Some Eclipse Foundation services are deprecated, or will be soon. Please ensure you've read this important communication.

Bug 333925

Summary: Inefficiency in HTMLResourceEncodingDetector
Product: [WebTools] WTP Source Editing Reporter: Nick Sandonato <nsand.dev>
Component: wst.htmlAssignee: Nick Sandonato <nsand.dev>
Status: RESOLVED FIXED QA Contact: Nick Sandonato <nsand.dev>
Severity: normal    
Priority: P3 CC: thatnitind
Version: 3.2.2Flags: thatnitind: review+
Target Milestone: 3.2.3   
Hardware: PC   
OS: Windows XP   
Whiteboard: WI60406
Attachments:
Description Flags
patch
none
patch with end-of-stream check none

Description Nick Sandonato CLA 2011-01-10 19:01:28 EST
Currently, the HTMLResourceEncodingDetector does a ready() check before reading a byte. For sufficiently large files, or when the detector has to run over several files, this can cause the checkheuristics() method to take up a considerable amount of time. I don't think anything is bought by bailing out when a resource isn't ready and may be more troublesome since we can't check the heuristics to determine the encoding.

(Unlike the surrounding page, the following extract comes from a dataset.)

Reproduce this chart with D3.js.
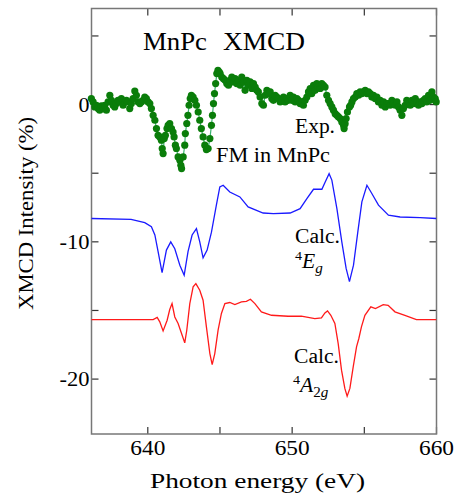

In running tests, I noticed a performance gain of nearly 82% from just not doing the ready() check.
Comment 1 Nick Sandonato CLA 2011-01-10 19:03:13 EST
Created attachment 186446 [details]
patch
Comment 2 Nitin Dahyabhai CLA 2011-01-12 14:52:09 EST
This isn't new, but what if fReader.read() returns -1?
Comment 3 Nick Sandonato CLA 2011-01-12 15:20:03 EST
Created attachment 186668 [details]
patch with end-of-stream check
Comment 4 Nick Sandonato CLA 2011-01-12 18:01:56 EST
Code checked in. Thanks.